** BRIEF **
Copy out all lines of the records in which the word "this" appears.
— START OF INPUT RECORDS —
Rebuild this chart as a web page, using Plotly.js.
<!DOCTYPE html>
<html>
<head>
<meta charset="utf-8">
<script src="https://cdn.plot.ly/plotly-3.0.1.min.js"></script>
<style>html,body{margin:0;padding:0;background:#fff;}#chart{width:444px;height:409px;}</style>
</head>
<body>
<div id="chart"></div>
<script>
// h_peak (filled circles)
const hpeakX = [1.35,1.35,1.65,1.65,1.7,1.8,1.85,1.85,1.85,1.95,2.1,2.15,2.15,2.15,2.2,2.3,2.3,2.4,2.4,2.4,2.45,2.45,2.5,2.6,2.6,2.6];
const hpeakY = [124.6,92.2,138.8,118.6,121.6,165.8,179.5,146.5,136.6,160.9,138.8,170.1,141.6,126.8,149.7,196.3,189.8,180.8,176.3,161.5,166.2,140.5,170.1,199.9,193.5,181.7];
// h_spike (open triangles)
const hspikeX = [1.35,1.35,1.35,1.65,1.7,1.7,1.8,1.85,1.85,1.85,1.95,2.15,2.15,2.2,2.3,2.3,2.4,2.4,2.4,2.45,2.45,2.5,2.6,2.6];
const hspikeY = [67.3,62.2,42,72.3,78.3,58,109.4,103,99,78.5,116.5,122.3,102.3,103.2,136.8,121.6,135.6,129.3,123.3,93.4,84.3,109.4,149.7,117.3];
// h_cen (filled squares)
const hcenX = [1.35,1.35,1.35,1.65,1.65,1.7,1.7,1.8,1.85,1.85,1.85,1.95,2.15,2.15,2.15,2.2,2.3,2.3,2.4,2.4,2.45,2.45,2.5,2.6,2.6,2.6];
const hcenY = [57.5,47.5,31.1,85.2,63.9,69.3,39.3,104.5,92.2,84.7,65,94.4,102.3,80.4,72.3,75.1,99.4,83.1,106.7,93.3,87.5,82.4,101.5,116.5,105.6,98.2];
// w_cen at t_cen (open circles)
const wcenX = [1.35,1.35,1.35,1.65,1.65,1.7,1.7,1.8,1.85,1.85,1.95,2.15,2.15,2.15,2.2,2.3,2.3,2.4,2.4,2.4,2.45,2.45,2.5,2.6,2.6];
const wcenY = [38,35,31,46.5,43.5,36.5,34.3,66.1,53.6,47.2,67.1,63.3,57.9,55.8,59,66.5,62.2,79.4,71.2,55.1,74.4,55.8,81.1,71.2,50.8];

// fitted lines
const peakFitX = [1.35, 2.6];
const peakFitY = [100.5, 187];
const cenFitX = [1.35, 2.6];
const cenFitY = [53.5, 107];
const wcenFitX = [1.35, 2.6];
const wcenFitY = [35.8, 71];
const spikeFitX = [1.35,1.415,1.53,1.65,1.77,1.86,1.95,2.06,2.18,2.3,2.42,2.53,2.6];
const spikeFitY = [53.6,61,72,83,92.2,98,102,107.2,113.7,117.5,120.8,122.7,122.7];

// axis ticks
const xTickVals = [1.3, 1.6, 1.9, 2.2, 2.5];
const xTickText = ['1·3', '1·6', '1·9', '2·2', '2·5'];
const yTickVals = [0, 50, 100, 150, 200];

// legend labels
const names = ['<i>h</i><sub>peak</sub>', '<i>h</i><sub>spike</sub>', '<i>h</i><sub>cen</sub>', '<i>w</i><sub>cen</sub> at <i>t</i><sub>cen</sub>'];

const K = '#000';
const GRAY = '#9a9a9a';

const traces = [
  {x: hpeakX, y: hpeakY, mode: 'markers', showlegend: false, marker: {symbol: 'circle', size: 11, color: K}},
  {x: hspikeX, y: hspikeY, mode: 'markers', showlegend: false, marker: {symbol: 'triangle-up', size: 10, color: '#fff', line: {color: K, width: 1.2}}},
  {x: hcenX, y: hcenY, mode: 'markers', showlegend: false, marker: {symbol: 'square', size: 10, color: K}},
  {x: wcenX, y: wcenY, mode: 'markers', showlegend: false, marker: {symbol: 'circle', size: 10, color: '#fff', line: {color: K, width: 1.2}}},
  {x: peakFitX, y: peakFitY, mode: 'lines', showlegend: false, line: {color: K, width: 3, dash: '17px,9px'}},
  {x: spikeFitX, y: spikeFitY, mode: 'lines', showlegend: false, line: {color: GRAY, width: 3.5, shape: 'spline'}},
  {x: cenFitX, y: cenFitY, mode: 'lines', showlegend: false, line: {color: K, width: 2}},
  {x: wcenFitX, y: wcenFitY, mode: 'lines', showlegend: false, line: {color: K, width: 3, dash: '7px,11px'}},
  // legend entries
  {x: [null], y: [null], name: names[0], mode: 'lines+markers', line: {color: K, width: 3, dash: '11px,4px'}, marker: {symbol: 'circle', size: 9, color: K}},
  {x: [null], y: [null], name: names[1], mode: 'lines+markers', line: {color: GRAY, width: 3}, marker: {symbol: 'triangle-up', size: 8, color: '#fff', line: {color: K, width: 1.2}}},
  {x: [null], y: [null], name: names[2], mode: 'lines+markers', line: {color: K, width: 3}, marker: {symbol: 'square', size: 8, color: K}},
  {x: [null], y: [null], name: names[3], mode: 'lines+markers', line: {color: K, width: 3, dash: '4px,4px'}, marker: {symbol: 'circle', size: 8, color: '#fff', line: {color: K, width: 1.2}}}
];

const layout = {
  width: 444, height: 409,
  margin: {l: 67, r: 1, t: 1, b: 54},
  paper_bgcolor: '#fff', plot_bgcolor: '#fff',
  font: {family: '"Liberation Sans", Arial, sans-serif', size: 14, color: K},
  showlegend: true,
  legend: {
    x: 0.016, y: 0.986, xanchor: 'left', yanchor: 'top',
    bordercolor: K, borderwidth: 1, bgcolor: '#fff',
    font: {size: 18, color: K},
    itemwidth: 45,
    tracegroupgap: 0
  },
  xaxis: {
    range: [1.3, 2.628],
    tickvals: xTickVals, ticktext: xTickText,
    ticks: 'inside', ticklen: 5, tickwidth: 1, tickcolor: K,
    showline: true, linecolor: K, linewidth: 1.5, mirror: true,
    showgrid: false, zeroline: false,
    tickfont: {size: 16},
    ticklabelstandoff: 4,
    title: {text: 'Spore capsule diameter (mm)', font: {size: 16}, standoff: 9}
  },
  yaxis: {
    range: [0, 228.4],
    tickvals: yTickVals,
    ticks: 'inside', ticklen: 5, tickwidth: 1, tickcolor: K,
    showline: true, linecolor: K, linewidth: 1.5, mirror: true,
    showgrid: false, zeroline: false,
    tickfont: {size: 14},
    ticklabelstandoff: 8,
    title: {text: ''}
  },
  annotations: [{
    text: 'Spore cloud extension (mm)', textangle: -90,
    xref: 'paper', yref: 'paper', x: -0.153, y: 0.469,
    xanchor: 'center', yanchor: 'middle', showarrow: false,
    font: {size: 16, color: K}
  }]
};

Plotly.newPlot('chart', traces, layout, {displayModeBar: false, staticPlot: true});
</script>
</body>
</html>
— END OF INPUT RECORDS —
— START OF INPUT RECORDS —
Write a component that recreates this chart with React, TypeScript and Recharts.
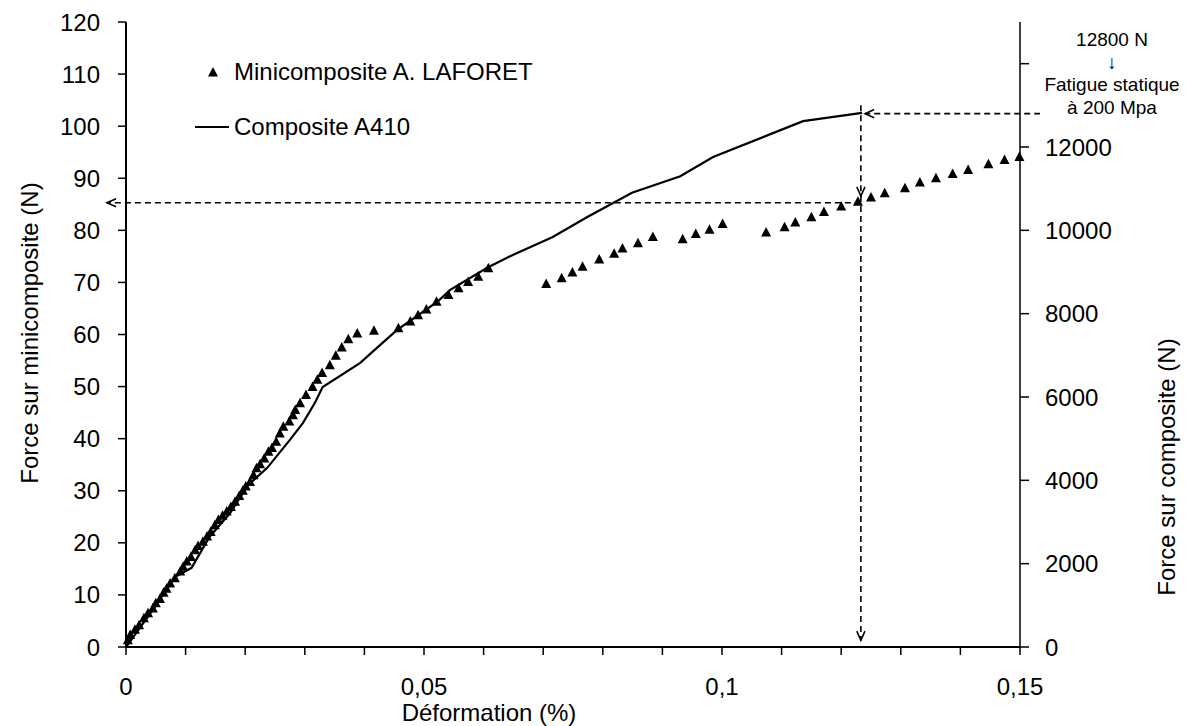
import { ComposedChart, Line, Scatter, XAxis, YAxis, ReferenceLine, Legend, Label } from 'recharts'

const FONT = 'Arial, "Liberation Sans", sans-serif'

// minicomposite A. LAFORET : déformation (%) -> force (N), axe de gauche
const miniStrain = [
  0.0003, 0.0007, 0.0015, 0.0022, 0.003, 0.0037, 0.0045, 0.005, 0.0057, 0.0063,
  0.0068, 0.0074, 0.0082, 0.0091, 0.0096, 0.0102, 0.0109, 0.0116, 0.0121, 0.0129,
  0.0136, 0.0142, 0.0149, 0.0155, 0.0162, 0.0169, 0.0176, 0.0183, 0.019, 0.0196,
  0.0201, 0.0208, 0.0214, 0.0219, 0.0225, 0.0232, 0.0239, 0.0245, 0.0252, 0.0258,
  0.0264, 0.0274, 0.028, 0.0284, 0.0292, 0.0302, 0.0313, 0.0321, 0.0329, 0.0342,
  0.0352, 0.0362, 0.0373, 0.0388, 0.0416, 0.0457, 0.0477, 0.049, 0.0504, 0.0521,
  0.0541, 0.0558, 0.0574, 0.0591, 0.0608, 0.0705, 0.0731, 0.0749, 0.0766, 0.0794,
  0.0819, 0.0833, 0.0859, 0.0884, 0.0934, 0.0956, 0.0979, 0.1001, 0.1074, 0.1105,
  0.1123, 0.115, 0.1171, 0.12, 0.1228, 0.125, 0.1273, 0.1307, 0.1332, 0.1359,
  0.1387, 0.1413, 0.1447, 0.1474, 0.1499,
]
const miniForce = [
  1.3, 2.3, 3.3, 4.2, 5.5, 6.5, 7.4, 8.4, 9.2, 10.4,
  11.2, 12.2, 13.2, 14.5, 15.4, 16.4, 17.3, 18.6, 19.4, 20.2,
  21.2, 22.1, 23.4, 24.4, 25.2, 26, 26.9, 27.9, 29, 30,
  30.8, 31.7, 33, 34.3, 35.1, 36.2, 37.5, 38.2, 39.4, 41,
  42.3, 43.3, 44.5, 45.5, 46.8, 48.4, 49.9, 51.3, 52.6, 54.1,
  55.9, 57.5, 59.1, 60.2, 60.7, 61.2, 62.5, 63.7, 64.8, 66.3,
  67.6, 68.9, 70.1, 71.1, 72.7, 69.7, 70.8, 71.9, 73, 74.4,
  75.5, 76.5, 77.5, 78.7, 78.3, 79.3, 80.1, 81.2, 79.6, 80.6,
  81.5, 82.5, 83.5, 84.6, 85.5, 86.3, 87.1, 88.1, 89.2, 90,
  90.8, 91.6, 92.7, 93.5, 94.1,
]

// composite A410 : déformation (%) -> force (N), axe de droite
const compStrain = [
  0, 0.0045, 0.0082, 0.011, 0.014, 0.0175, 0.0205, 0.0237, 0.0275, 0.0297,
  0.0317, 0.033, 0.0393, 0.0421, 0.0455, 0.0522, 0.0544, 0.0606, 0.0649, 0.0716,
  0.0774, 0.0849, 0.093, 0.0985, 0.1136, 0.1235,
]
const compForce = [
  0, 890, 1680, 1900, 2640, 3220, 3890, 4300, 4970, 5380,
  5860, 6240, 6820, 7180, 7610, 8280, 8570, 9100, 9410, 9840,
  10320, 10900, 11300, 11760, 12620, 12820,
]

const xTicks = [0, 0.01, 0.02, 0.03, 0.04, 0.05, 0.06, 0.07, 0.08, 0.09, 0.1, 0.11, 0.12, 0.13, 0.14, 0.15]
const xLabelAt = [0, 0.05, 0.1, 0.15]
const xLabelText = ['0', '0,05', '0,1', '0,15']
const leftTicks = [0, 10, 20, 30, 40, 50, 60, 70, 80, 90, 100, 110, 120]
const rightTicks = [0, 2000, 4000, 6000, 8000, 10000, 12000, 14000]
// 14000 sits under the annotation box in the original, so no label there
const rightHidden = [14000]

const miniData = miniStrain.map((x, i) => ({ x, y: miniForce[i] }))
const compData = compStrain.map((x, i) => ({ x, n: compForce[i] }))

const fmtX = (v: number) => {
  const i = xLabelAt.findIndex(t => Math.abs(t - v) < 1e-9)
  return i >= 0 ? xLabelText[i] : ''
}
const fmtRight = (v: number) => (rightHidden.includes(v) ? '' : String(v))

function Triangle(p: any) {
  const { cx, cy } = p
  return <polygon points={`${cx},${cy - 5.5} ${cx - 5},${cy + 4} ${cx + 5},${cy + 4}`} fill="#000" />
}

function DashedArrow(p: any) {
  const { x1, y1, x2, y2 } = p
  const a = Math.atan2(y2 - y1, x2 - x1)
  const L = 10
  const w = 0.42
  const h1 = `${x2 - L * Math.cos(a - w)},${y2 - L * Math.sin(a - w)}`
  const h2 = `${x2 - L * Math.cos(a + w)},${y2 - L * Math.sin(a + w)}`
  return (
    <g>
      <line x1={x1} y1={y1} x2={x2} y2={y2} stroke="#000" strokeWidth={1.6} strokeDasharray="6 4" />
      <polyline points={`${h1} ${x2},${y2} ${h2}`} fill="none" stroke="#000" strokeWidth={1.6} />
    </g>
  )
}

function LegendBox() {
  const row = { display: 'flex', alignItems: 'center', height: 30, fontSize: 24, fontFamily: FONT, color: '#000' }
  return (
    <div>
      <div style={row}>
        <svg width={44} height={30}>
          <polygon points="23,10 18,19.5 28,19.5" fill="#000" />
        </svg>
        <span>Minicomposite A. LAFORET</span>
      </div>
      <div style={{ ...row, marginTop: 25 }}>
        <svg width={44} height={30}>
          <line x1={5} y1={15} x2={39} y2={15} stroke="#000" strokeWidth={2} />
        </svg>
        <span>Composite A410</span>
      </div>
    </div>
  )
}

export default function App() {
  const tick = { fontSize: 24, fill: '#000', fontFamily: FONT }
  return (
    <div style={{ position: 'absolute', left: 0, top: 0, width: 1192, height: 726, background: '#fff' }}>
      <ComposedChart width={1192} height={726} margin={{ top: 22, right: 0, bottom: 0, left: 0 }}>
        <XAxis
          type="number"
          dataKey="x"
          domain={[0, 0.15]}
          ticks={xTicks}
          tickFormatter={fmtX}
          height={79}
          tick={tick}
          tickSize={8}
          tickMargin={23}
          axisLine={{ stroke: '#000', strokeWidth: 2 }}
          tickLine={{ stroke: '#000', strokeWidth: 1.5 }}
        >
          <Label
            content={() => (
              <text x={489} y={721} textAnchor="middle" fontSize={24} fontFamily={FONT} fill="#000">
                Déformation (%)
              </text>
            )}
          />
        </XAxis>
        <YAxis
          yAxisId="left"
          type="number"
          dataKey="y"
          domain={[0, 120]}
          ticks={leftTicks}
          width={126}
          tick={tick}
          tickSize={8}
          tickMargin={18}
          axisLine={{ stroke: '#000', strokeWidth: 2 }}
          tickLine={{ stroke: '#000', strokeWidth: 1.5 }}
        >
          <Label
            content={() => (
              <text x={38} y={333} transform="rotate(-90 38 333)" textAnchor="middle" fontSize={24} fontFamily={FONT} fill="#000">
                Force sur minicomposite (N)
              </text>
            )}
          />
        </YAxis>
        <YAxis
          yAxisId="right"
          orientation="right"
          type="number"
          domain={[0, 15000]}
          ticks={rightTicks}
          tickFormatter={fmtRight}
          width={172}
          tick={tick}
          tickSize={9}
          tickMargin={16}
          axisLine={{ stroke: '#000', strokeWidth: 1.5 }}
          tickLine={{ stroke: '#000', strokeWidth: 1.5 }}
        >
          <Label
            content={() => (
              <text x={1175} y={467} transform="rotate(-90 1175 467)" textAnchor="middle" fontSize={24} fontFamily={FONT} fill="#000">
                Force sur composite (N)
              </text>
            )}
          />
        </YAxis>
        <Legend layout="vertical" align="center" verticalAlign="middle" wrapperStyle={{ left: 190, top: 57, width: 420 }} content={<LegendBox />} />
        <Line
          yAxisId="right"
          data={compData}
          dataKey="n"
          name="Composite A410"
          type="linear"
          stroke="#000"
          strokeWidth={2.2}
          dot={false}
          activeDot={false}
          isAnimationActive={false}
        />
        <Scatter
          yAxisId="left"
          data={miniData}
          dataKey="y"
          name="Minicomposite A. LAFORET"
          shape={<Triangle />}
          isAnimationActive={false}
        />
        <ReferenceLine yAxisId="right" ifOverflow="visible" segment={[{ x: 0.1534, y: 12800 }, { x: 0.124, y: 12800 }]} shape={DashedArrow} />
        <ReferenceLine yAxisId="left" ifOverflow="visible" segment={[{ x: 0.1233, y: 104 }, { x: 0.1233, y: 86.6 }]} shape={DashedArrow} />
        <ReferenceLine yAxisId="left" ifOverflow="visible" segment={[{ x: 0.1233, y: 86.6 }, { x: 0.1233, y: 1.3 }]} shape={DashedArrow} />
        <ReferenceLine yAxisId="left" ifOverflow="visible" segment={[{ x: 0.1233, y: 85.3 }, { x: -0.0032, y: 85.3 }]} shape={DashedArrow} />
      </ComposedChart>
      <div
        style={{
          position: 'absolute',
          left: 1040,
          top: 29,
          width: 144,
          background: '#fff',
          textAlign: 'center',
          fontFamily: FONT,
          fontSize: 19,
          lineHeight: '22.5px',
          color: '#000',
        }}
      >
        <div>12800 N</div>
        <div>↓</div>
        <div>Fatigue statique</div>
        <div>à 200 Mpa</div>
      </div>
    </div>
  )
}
— END OF INPUT RECORDS —
** FULL SOLUTION **
Rebuild this chart as a web page, using Plotly.js.
Write a component that recreates this chart with React, TypeScript and Recharts.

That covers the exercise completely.